When you read a book like this that treats the land as alive and imbued with stories, you start to wonder how it might ‘feel’, if it had feelings, about how humans treat it. “I think for a long time, we had this ultimate sense that we were just going to exploit the land,” says Magan. “I think human beings have had that since the beginning of time.”

He describes how, for example, industrialisation from the 1920s onwards gave us machines that could do great work, but cause great damage too. “I think in the 21st century, there is a significant amount of people who are open to questioning that and thinking: wait, just because we can do things  – just because we can change the direction of the Yangtze River or we can bring a quarter of the Shannon River over to Dublin – is it right?”

Are we exploiters of the landscape or are we custodians of it?
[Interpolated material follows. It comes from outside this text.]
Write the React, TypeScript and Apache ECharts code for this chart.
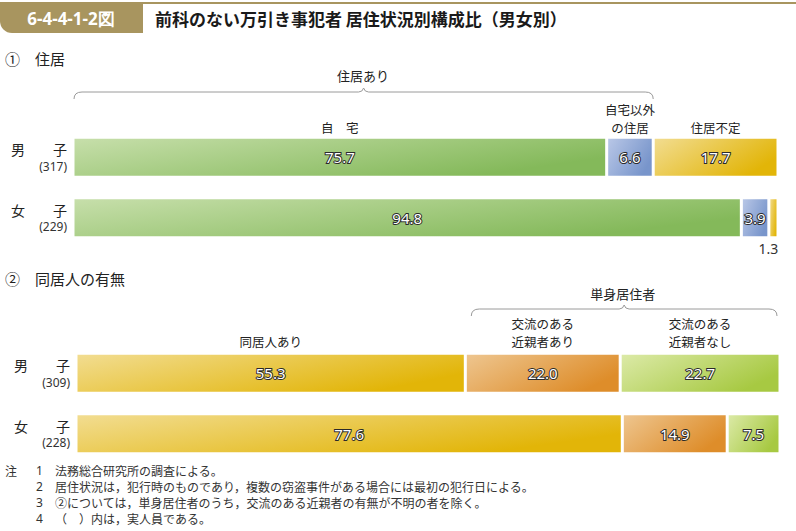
import React, { useEffect, useRef } from "react";
import * as echarts from "echarts";

// ---- data ----
const rowNames = ["男　　子", "女　　子"];
const housingCounts = [317, 229];
const housingSeries = ["自　宅", "自宅以外\nの住居", "住居不定"];
const housingOwn = [75.7, 94.8];
const housingOther = [6.6, 3.9];
const housingNone = [17.7, 1.3];
const housingBrace = "住居あり";

const cohabCounts = [309, 228];
const cohabSeries = ["同居人あり", "交流のある\n近親者あり", "交流のある\n近親者なし"];
const cohabWith = [55.3, 77.6];
const cohabContact = [22.0, 14.9];
const cohabNoContact = [22.7, 7.5];
const cohabBrace = "単身居住者";

const figNo = "6-4-4-1-2図";
const title = "前科のない万引き事犯者 居住状況別構成比（男女別）";
const section1 = "住居";
const section2 = "同居人の有無";
const notes = [
  ["1", "法務総合研究所の調査による。"],
  ["2", "居住状況は，犯行時のものであり，複数の窃盗事件がある場合には最初の犯行日による。"],
  ["3", "②については，単身居住者のうち，交流のある近親者の有無が不明の者を除く。"],
  ["4", "（　）内は，実人員である。"],
];

const FONT = '"Noto Sans CJK JP", "Noto Sans", sans-serif';
const NUMFONT = '"Noto Sans", "DejaVu Sans", sans-serif';
const GOLD = "#a8955f";

const G1 = { left: 73, top: 127, width: 705, height: 121 };
const G2 = { left: 76, top: 343, width: 704, height: 121 };

const grad = (a: string, b: string) =>
  new echarts.graphic.LinearGradient(0, 0, 1, 0.5, [
    { offset: 0, color: a },
    { offset: 1, color: b },
  ]);

const C_GREEN = ["#c7dfab", "#84b95a"];
const C_BLUE = ["#bac8e7", "#7895cb"];
const C_YELLOW = ["#f2dd92", "#e2b508"];
const C_ORANGE = ["#eec690", "#de8d2a"];
const C_LGREEN = ["#dceaa8", "#a7c942"];

function bar(name: string, data: any[], c: string[], idx: number) {
  return {
    type: "bar",
    name,
    stack: "s" + idx,
    xAxisIndex: idx,
    yAxisIndex: idx,
    barWidth: 40,
    data,
    itemStyle: { color: grad(c[0], c[1]), borderColor: "#ffffff", borderWidth: 1.5 },
    label: {
      show: true,
      position: "inside",
      fontFamily: NUMFONT,
      fontSize: 15,
      color: "#ffffff",
      textBorderColor: "#2a2a2a",
      textBorderWidth: 2,
      formatter: (p: any) => Number(p.value).toFixed(1),
    },
  };
}

function brace(L: number, R: number, yt: number) {
  const st = { stroke: "#9a9a9a", lineWidth: 1, fill: "none" };
  const mid = (L + R) / 2;
  return [
    { type: "bezierCurve", shape: { x1: L, y1: yt + 7, cpx1: L, cpy1: yt, x2: L + 8, y2: yt }, style: st },
    { type: "line", shape: { x1: L + 8, y1: yt, x2: mid - 5, y2: yt }, style: st },
    { type: "bezierCurve", shape: { x1: mid - 5, y1: yt, cpx1: mid - 1, cpy1: yt, x2: mid, y2: yt - 4 }, style: st },
    { type: "bezierCurve", shape: { x1: mid, y1: yt - 4, cpx1: mid + 1, cpy1: yt, x2: mid + 5, y2: yt }, style: st },
    { type: "line", shape: { x1: mid + 5, y1: yt, x2: R - 8, y2: yt }, style: st },
    { type: "bezierCurve", shape: { x1: R - 8, y1: yt, cpx1: R, cpy1: yt, x2: R, y2: yt + 7 }, style: st },
  ];
}

function txt(text: string, x: number, y: number, o: any = {}) {
  return {
    type: "text",
    x,
    y,
    style: {
      text,
      fontFamily: FONT,
      fontSize: 13,
      fill: "#222",
      textAlign: "center",
      textVerticalAlign: "middle",
      ...o,
    },
  };
}

// multi-line header: one text element per line, bottom line at yBottom
function header(text: string, x: number, yBottom: number) {
  const lines = text.split("\n");
  return lines.map((l, i) =>
    txt(l, x, yBottom - (lines.length - 1 - i) * 18, { fontSize: 12.5 })
  );
}

export default function App() {
  const ref = useRef<HTMLDivElement>(null);
  useEffect(() => {
    if (!ref.current) return;
    const chart = echarts.init(ref.current, null, { renderer: "svg" });
    const xAt = (g: any, p: number) => g.left + (g.width * p) / 100;

    const yAxis = (counts: number[], idx: number) => ({
      type: "category",
      gridIndex: idx,
      inverse: true,
      data: rowNames,
      axisLine: { show: false },
      axisTick: { show: false },
      axisLabel: {
        margin: 6,
        align: "right",
        formatter: (v: string, i: number) => `{a|${v}}\n{b|(${counts[i]})}`,
        rich: {
          a: { fontFamily: FONT, fontSize: 14, color: "#222", lineHeight: 18, align: "right" },
          b: { fontFamily: NUMFONT, fontSize: 12, color: "#333", lineHeight: 16, align: "right" },
        },
      },
    });
    const xAxis = (idx: number) => ({
      type: "value",
      gridIndex: idx,
      min: 0,
      max: 100,
      show: false,
    });

    const h1 = [0, housingOwn[0], housingOwn[0] + housingOther[0], 100];
    const h2 = [0, cohabWith[0], cohabWith[0] + cohabContact[0], 100];
    const cx1 = (i: number) => (xAt(G1, h1[i]) + xAt(G1, h1[i + 1])) / 2;
    const cx2 = (i: number) => (xAt(G2, h2[i]) + xAt(G2, h2[i + 1])) / 2;

    const graphics: any[] = [
      { type: "rect", shape: { x: 0, y: 2, width: 796, height: 2 }, style: { fill: GOLD } },
      { type: "rect", shape: { x: 0, y: 2, width: 143, height: 31, r: [0, 0, 0, 12] }, style: { fill: GOLD } },
      txt(figNo, 71, 18, { fill: "#fff", fontSize: 17, fontWeight: "bold", fontFamily: NUMFONT }),
      txt(title, 155, 18, { textAlign: "left", fontSize: 17, fontWeight: "bold", fill: "#1a1a1a" }),
      txt("①", 5, 58, { textAlign: "left", fontSize: 15 }),
      txt(section1, 35, 58, { textAlign: "left", fontSize: 15 }),
      txt("②", 5, 278, { textAlign: "left", fontSize: 15 }),
      txt(section2, 35, 278, { textAlign: "left", fontSize: 15 }),
      txt(housingBrace, (xAt(G1, h1[0]) + xAt(G1, h1[2])) / 2, 75),
      ...brace(xAt(G1, h1[0]) + 1, xAt(G1, h1[2]), 92),
      ...header(housingSeries[0], cx1(0), 127),
      ...header(housingSeries[1], cx1(1), 127),
      ...header(housingSeries[2], cx1(2), 127),
      txt(cohabBrace, (xAt(G2, h2[1]) + xAt(G2, h2[3])) / 2, 293),
      ...brace(xAt(G2, h2[1]) + 6, xAt(G2, h2[3]) - 3, 309),
      ...header(cohabSeries[0], cx2(0), 341),
      ...header(cohabSeries[1], cx2(1), 341),
      ...header(cohabSeries[2], cx2(2), 341),
      txt("注", 5, 470, { textAlign: "left", fontSize: 12, fill: "#333" }),
    ];
    notes.forEach((n, i) => {
      const y = 470 + i * 16;
      graphics.push(txt(n[0], 36, y, { textAlign: "left", fontSize: 12, fill: "#333", fontFamily: NUMFONT }));
      graphics.push(txt(n[1], 55, y, { textAlign: "left", fontSize: 12, fill: "#333" }));
    });

    const femaleNone: any[] = housingNone.map((v, i) =>
      i === 1
        ? {
            value: v,
            label: {
              position: "bottom",
              distance: 4,
              offset: [-5, 0],
              color: "#333",
              textBorderWidth: 0,
              fontSize: 14,
            },
          }
        : v
    );

    chart.setOption({
      animation: false,
      grid: [
        { ...G1, containLabel: false },
        { ...G2, containLabel: false },
      ],
      xAxis: [xAxis(0), xAxis(1)],
      yAxis: [yAxis(housingCounts, 0), yAxis(cohabCounts, 1)],
      series: [
        bar(housingSeries[0], housingOwn, C_GREEN, 0),
        bar(housingSeries[1], housingOther, C_BLUE, 0),
        bar(housingSeries[2], femaleNone, C_YELLOW, 0),
        bar(cohabSeries[0], cohabWith, C_YELLOW, 1),
        bar(cohabSeries[1], cohabContact, C_ORANGE, 1),
        bar(cohabSeries[2], cohabNoContact, C_LGREEN, 1),
      ],
      graphic: graphics,
    });
    return () => chart.dispose();
  }, []);
  return (
    <div
      ref={ref}
      style={{ position: "absolute", left: 0, top: 0, width: 796, height: 531, background: "#fff" }}
    />
  );
}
There was always this tiny minority of ecologists and eco-nuts who were into it, but now it’s more mainstream thought – 65% or maybe more [of the population] who think the land has more rights than our wish to profit and exploit and from it.

Even though there are many reasons to feel low about the world right now, Magan counters that with excitement about these changing attitudes.

And he counts himself lucky to live where he does: “We’re so lucky in Ireland. Despite being an entirely modern country with Facebook here and Intel, and all the big conglomerates, we have these places, these sanctuary sites in the landscape that are unchanged, that are still rooted to, connected to these rituals and the stories and these myths and activities and adventures that happened…

“And we can go easily visit them today. It’s like we’ve done a lot of damage to it, and yet so much of the landscape has been preserved.”

Listen to the Land Speak is published by Gill Books and is out now. Manchán Magan is an ambassador for Irish Book Week, which runs until 22 October.